Late in the day I walked along the Southern boundary of the Jimol block. I noticed a scatter of Bush Potato plants ( Eriosema chinense ) on the roadside. They were in flower. Not for the first time this season, but maybe for the last time this season. The yellow flowers are very noticeable and it is easy to overlook the plants when they are not in flower.
The Eriosema population near the Owl Gate was also in flower as was the population on the access track at Lakewood (Redgum Drive). This constituted a general and universal flowering of all of the individuals that I see on a regular basis. It could have been related to the recent Full Moon ( 26 Feb.) and it coincided with the opening of the first flowers on the Annual Spear-grass plants. At both the Solar Village and the Redgum drive sites the population is within the Woollybutt-Stringybark forest but close to its margin where it adjoins a swamp community that contains the Swamp Xanthostemon ( Xanthostemon paradoxus ) It is interesting to note that the Eriosema persists, and may even have increased in numbers, in these lands that have been protected from fire for quite a long time.
Another New Years Eve.
The last day of February is another ‘New Years Eve”. I think of the months of January and February as a season in its own right. And I also think of the month of March as a season in its own right. In most years the rain that falls before March does not have any obvious influence on the timing of the events of the drainage and drying process in the following Dry Season. In very dry years the rainfall prior to March does influence the timing of events in the following Dry Season. The present year has been especially dry.
I follow the international scientific convention and begin my study of the climate on the first day of March. It makes good local sense to use that starting date here and in this climate in my opinion.
Once upon a time I had many notebooks that recorded weather and related biological events here in the Top End. I lost them all in a fire 17 August 1991. That was the third time that I had lost my library, my files and my notebooks. It was a devastating experience.

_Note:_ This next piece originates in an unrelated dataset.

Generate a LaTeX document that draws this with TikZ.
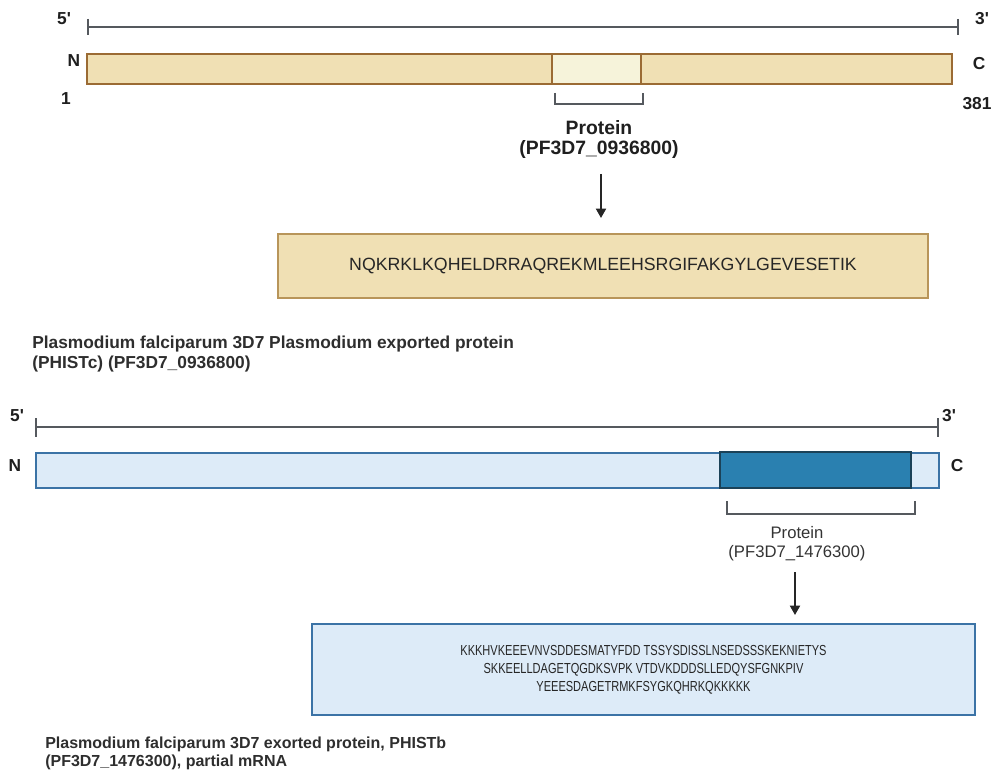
\documentclass[tikz,border=0pt]{standalone}
\usepackage{fontspec}
\setmainfont{Liberation Sans}
\newfontfamily\condfont[FakeStretch=0.76]{Liberation Sans}
\usetikzlibrary{arrows.meta}
\definecolor{tanfill}{HTML}{F0E0B4}
\definecolor{tanline}{HTML}{9B6B34}
\definecolor{paletan}{HTML}{F6F3DA}
\definecolor{seqtanline}{HTML}{B8955A}
\definecolor{axisgray}{HTML}{55595E}
\definecolor{bluefill}{HTML}{DDEBF8}
\definecolor{blueline}{HTML}{3B73A6}
\definecolor{darkblue}{HTML}{2A80B0}
\definecolor{darkblueline}{HTML}{1B4258}
\begin{document}
\begin{tikzpicture}[x=0.75pt,y=-0.75pt,
  lbl/.style={font=\bfseries\fontsize{13}{15}\selectfont, text=black!88, inner sep=0pt},
  axisline/.style={draw=axisgray, line width=1.7pt},
  brk/.style={draw=axisgray, line width=1.4pt},
  arr/.style={draw=black!85, line width=1.4pt, -{Triangle[length=7pt,width=7.5pt]}},
  captxt/.style={font=\bfseries\fontsize{13}{15}\selectfont, text=black!82, align=left, anchor=west, inner sep=0pt},
  seqtxt/.style={font=\fontsize{13.3}{15}\selectfont, text=black!85, align=center}
]
\useasboundingbox (0,0) rectangle (995,773);

% ---------- top section ----------
\draw[axisline] (88,27) -- (958,27);
\draw[axisline] (88,19) -- (88,35);
\draw[axisline] (958,19) -- (958,35);
\node[lbl] (fiveA) at (64,19) {5\textquotesingle};
\node[lbl] (threeA) at (982,19) {3\textquotesingle};

\draw[draw=tanline, fill=tanfill, line width=1.5pt] (87,54) rectangle (952,84);
\draw[draw=tanline, fill=paletan, line width=1.5pt] (552,54) rectangle (641,84);
\node[lbl] (nA) at (74,61) {N};
\node[lbl] (cA) at (979,64) {C};
\node[lbl] (oneA) at (66,99) {1};
\node[lbl] (endA) at (977,104) {381};

\draw[brk] (555,93) -- (555,104) -- (643,104) -- (643,93);
\node[lbl, font=\bfseries\fontsize{14.5}{15}\selectfont, align=center] (protA) at (599,140) {Protein\\(PF3D7\_0936800)};
\node[draw=seqtanline, fill=tanfill, line width=0.8pt, minimum width=650*0.75pt, minimum height=64*0.75pt, seqtxt] (seqA) at (603,266)
 {NQKRKLKQHELDRRAQREKMLEEHSRGIFAKGYLGEVESETIK};
\coordinate (arrAstart) at (601,174);
\coordinate (arrAend) at (601,218);
\draw[arr] (arrAstart) -- (arrAend);
\node[captxt] (capA) at (32,354) {Plasmodium falciparum 3D7 Plasmodium exported protein\\(PHISTc) (PF3D7\_0936800)};

% ---------- bottom section ----------
\draw[axisline] (36,427) -- (938,427);
\draw[axisline] (36,418) -- (36,437);
\draw[axisline] (938,418) -- (938,437);
\node[lbl] (fiveB) at (17,416) {5\textquotesingle};
\node[lbl] (threeB) at (949,416) {3\textquotesingle};

\draw[draw=blueline, fill=bluefill, line width=1.5pt] (36,453) rectangle (939,488);
\draw[draw=darkblueline, fill=darkblue, line width=2pt] (720,452) rectangle (911,488);
\node[lbl] (nB) at (15,466) {N};
\node[lbl] (cB) at (957,466) {C};

\draw[brk] (727,501) -- (727,514) -- (915,514) -- (915,501);
\node[lbl, font=\fontsize{12.5}{14.5}\selectfont, align=center, text=black!80] (protB) at (797,544) {Protein\\(PF3D7\_1476300)};
\node[draw=blueline, fill=bluefill, line width=0.8pt, minimum width=663*0.75pt, minimum height=91*0.75pt, seqtxt, font=\condfont\fontsize{10.9}{13.5}\selectfont] (seqB) at (643.5,669.5)
 {KKKHVKEEEVNVSDDESMATYFDD TSSYSDISSLNSEDSSSKEKNIETYS\\SKKEELLDAGETQGDKSVPK VTDVKDDDSLLEDQYSFGNKPIV\\YEEESDAGETRMKFSYGKQHRKQKKKKK};
\coordinate (arrBstart) at (795,572);
\coordinate (arrBend) at (795,615);
\draw[arr] (arrBstart) -- (arrBend);
\node[captxt, font=\bfseries\fontsize{12}{13.5}\selectfont] (capB) at (45,753) {Plasmodium falciparum 3D7 exorted protein, PHISTb\\(PF3D7\_1476300), partial mRNA};
\end{tikzpicture}
\end{document}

On 1 March 2001 I opened a new notebook and began to record my observations again. I have continued with that record, apart from a few short breaks, to the present time. I have a more or less complete record of the events that I noticed during the great millennium drought here at Humpty Doo.
What I am trying to do with this ALMANAC is to write a simple narrative account of these events. I think of it as a backbone description to which I and others can add other notes. Notes about other events or notes that analyse the record in various ways. I intend to avoid an analysis of the record until I have completed this simple narrative account. As of 28 February 2013 I had notes covering a period of 12 years. It has been a labour of love. I am not getting any younger. I want to share this story. I am trying to work on it three days a week. The Express Edition is only a tentative first draft of the story. I am publishing it on my blog.
And that my friends was how the climate year ended in 2013.